DO THIS: Print word for word the first line of the listing below and every line after it, through the line with "2035, 2050, 2066];". Leave out the pictures and the rest.

GIVEN MATERIAL:
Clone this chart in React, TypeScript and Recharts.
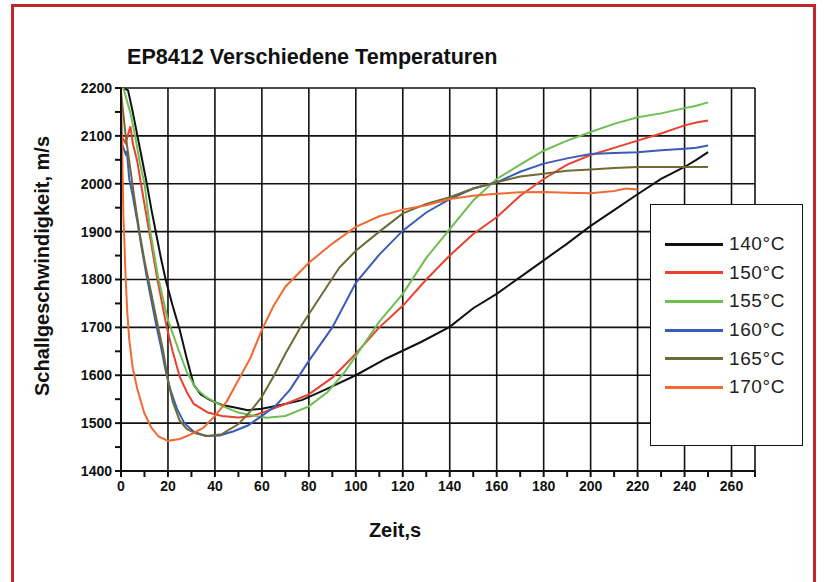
import React from 'react';
import { LineChart, Line, XAxis, YAxis, CartesianGrid, Legend } from 'recharts';

const title = 'EP8412 Verschiedene Temperaturen';
const xLabel = 'Zeit,s';
const yLabel = 'Schallgeschwindigkeit, m/s';

const xTicks = [0, 10, 20, 30, 40, 50, 60, 70, 80, 90, 100, 110, 120, 130, 140, 150, 160, 170, 180, 190, 200, 210, 220, 230, 240, 250, 260, 270];
const xGrid = [0, 20, 40, 60, 80, 100, 120, 140, 160, 180, 200, 220, 240, 260, 270];
const yTicks = [1400, 1450, 1500, 1550, 1600, 1650, 1700, 1750, 1800, 1850, 1900, 1950, 2000, 2050, 2100, 2150, 2200];
const yGrid = [1400, 1500, 1600, 1700, 1800, 1900, 2000, 2100, 2200];

const names = ['140°C', '150°C', '155°C', '160°C', '165°C', '170°C'];
const colors = ['#111111', '#e8412e', '#6cc052', '#3a5cb8', '#6d6a33', '#f06a32'];

const t140 = [1, 3, 5, 7, 9, 11, 13, 15, 17, 19, 22, 25, 28, 31, 34, 38, 43, 48, 54, 60, 68, 77, 87, 100, 113, 128, 140, 150, 160, 170, 180, 190, 200, 210, 220, 230, 240, 245, 250];
const v140 = [2200, 2195, 2150, 2100, 2050, 2000, 1945, 1895, 1845, 1800, 1745, 1695, 1635, 1580, 1560, 1548, 1538, 1533, 1527, 1530, 1538, 1548, 1570, 1600, 1635, 1670, 1701, 1740, 1770, 1805, 1840, 1875, 1912, 1945, 1978, 2010, 2035, 2050, 2066];

const t150 = [0, 2, 4, 5, 7, 8.5, 12, 15.5, 19.5, 22, 25, 28, 31, 37, 43, 50, 56, 62, 70, 80, 90, 100, 110, 120, 130, 140, 150, 160, 170, 180, 190, 200, 210, 220, 230, 240, 245, 250];
const v150 = [2100, 2085, 2120, 2085, 2045, 2000, 1900, 1800, 1700, 1650, 1597, 1565, 1540, 1522, 1515, 1512, 1515, 1525, 1540, 1560, 1595, 1645, 1700, 1745, 1800, 1850, 1895, 1930, 1975, 2010, 2040, 2060, 2075, 2090, 2105, 2122, 2128, 2132];

const t155 = [0, 1, 4, 6, 8, 10, 12.5, 16, 20, 24, 28, 32, 36, 40, 45, 50, 55, 62, 70, 80, 88, 95, 100, 110, 120, 130, 140, 150, 160, 170, 180, 190, 200, 210, 220, 230, 240, 245, 250];
const v155 = [2200, 2200, 2148, 2100, 2045, 2000, 1900, 1800, 1715, 1660, 1607, 1572, 1555, 1544, 1532, 1522, 1517, 1511, 1515, 1535, 1565, 1605, 1640, 1712, 1770, 1845, 1905, 1965, 2010, 2040, 2069, 2090, 2108, 2125, 2139, 2147, 2158, 2163, 2170];

const t160 = [0, 1, 2, 2.5, 3.5, 5, 7, 9, 11, 13, 15, 17, 19, 21, 24, 27, 31, 36, 42, 48, 54, 60, 66, 72, 80, 90, 100, 110, 120, 130, 140, 150, 160, 170, 180, 190, 200, 210, 220, 230, 240, 245, 250];
const v160 = [2090, 2075, 2062, 2068, 2010, 1975, 1920, 1860, 1805, 1755, 1705, 1660, 1610, 1570, 1528, 1500, 1482, 1473, 1474, 1483, 1495, 1515, 1537, 1570, 1630, 1700, 1793, 1852, 1902, 1940, 1968, 1990, 2003, 2025, 2042, 2053, 2062, 2064, 2066, 2070, 2073, 2075, 2080];

const t165 = [0, 2, 4, 6, 8, 10, 12.5, 15, 18, 20, 22, 25, 28, 32, 37, 43, 50, 55, 60, 65, 70, 77, 85, 93, 100, 110, 120, 130, 140, 150, 160, 170, 180, 190, 200, 210, 220, 230, 240, 250];
const v165 = [2190, 2100, 2030, 1960, 1895, 1840, 1780, 1720, 1650, 1590, 1545, 1505, 1488, 1478, 1473, 1477, 1498, 1524, 1555, 1598, 1645, 1705, 1765, 1825, 1860, 1900, 1938, 1958, 1972, 1990, 2003, 2015, 2021, 2027, 2030, 2033, 2035, 2035, 2035, 2035];

const t170 = [0, 0.5, 1, 1.5, 2, 2.7, 3.5, 5, 7, 10, 13, 16, 20, 25, 30, 35, 40, 45, 50, 55, 60, 65, 70, 80, 90, 100, 110, 120, 130, 140, 150, 160, 170, 180, 190, 200, 210, 215, 220];
const v170 = [2200, 2080, 1935, 1870, 1800, 1730, 1675, 1615, 1570, 1520, 1490, 1472, 1463, 1467, 1477, 1490, 1515, 1545, 1590, 1635, 1695, 1745, 1785, 1835, 1875, 1910, 1932, 1946, 1955, 1968, 1975, 1979, 1982, 1983, 1981, 1980, 1985, 1990, 1988];

const times = [t140, t150, t155, t160, t165, t170];
const values = [v140, v150, v155, v160, v165, v170];

const seriesData = times.map((ts, i) => ts.map((t, j) => ({ t, v: values[i][j] })));

const FONT = "'Liberation Sans', Arial, Helvetica, sans-serif";

const LegendBox = () => (
  <div
    style={{
      width: 153,
      height: 242,
      background: '#fff',
      border: '1.5px solid #111',
      boxSizing: 'border-box',
      paddingTop: 25,
      fontFamily: FONT,
    }}
  >
    {names.map((n, i) => (
      <div key={n} style={{ display: 'flex', alignItems: 'center', height: 28.6, marginLeft: 14 }}>
        <div style={{ width: 58, height: 3, background: colors[i] }} />
        <span style={{ marginLeft: 6, fontSize: 19, color: '#222', letterSpacing: 0.6 }}>{n}</span>
      </div>
    ))}
  </div>
);

export default function App() {
  return (
    <div style={{ position: 'absolute', left: 0, top: 0, width: 826, height: 582, overflow: 'hidden', background: '#fff' }}>
      <div
        style={{
          position: 'absolute',
          left: 11,
          top: 4,
          width: 805,
          height: 620,
          border: '3px solid #c1272d',
          boxSizing: 'border-box',
        }}
      />
      <div
        style={{
          position: 'absolute',
          left: 127,
          top: 44,
          fontFamily: FONT,
          fontWeight: 'bold',
          fontSize: 21.6,
          color: '#111',
          whiteSpace: 'nowrap',
        }}
      >
        {title}
      </div>
      <div
        style={{
          position: 'absolute',
          left: 42,
          top: 266,
          transform: 'translate(-50%, -50%) rotate(-90deg)',
          fontFamily: FONT,
          fontWeight: 'bold',
          fontSize: 20,
          color: '#111',
          whiteSpace: 'nowrap',
        }}
      >
        {yLabel}
      </div>
      <div
        style={{
          position: 'absolute',
          left: 395,
          top: 530,
          transform: 'translate(-50%, -50%)',
          fontFamily: FONT,
          fontWeight: 'bold',
          fontSize: 20,
          color: '#111',
          whiteSpace: 'nowrap',
        }}
      >
        {xLabel}
      </div>
      <div style={{ position: 'absolute', left: 0, top: 0 }}>
        <LineChart width={826} height={582} margin={{ top: 88, right: 71, bottom: 71, left: 61 }}>
          <CartesianGrid
            stroke="#111"
            strokeWidth={1.6}
            horizontalValues={yGrid}
            verticalValues={xGrid}
          />
          <XAxis
            type="number"
            dataKey="t"
            domain={[0, 270]}
            ticks={xTicks}
            interval={0}
            allowDataOverflow
            height={40}
            tickSize={6}
            tickMargin={4}
            stroke="#111"
            strokeWidth={2}
            tickFormatter={(v: number) => (v % 20 === 0 && v <= 260 ? String(v) : '')}
            tick={{ fill: '#111', fontSize: 14, fontWeight: 'bold', fontFamily: FONT }}
          />
          <YAxis
            type="number"
            dataKey="v"
            domain={[1400, 2200]}
            ticks={yTicks}
            interval={0}
            allowDataOverflow
            width={60}
            tickSize={6}
            tickMargin={3}
            stroke="#111"
            strokeWidth={2}
            tickFormatter={(v: number) => (v % 100 === 0 ? String(v) : '')}
            tick={{ fill: '#111', fontSize: 14, fontWeight: 'bold', fontFamily: FONT }}
          />
          <Legend
            layout="horizontal"
            verticalAlign="middle"
            align="center"
            content={() => <LegendBox />}
            wrapperStyle={{ position: 'absolute', left: 650, top: 204, width: 153, height: 242 }}
          />
          {seriesData.map((d, i) => (
            <Line
              key={names[i]}
              data={d}
              dataKey="v"
              name={names[i]}
              type="linear"
              stroke={colors[i]}
              strokeWidth={2}
              dot={false}
              activeDot={false}
              isAnimationActive={false}
            />
          ))}
        </LineChart>
      </div>
    </div>
  );
}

THE OUTPUT:
Clone this chart in React, TypeScript and Recharts.
import React from 'react';
import { LineChart, Line, XAxis, YAxis, CartesianGrid, Legend } from 'recharts';

const title = 'EP8412 Verschiedene Temperaturen';
const xLabel = 'Zeit,s';
const yLabel = 'Schallgeschwindigkeit, m/s';

const xTicks = [0, 10, 20, 30, 40, 50, 60, 70, 80, 90, 100, 110, 120, 130, 140, 150, 160, 170, 180, 190, 200, 210, 220, 230, 240, 250, 260, 270];
const xGrid = [0, 20, 40, 60, 80, 100, 120, 140, 160, 180, 200, 220, 240, 260, 270];
const yTicks = [1400, 1450, 1500, 1550, 1600, 1650, 1700, 1750, 1800, 1850, 1900, 1950, 2000, 2050, 2100, 2150, 2200];
const yGrid = [1400, 1500, 1600, 1700, 1800, 1900, 2000, 2100, 2200];

const names = ['140°C', '150°C', '155°C', '160°C', '165°C', '170°C'];
const colors = ['#111111', '#e8412e', '#6cc052', '#3a5cb8', '#6d6a33', '#f06a32'];

const t140 = [1, 3, 5, 7, 9, 11, 13, 15, 17, 19, 22, 25, 28, 31, 34, 38, 43, 48, 54, 60, 68, 77, 87, 100, 113, 128, 140, 150, 160, 170, 180, 190, 200, 210, 220, 230, 240, 245, 250];
const v140 = [2200, 2195, 2150, 2100, 2050, 2000, 1945, 1895, 1845, 1800, 1745, 1695, 1635, 1580, 1560, 1548, 1538, 1533, 1527, 1530, 1538, 1548, 1570, 1600, 1635, 1670, 1701, 1740, 1770, 1805, 1840, 1875, 1912, 1945, 1978, 2010, 2035, 2050, 2066];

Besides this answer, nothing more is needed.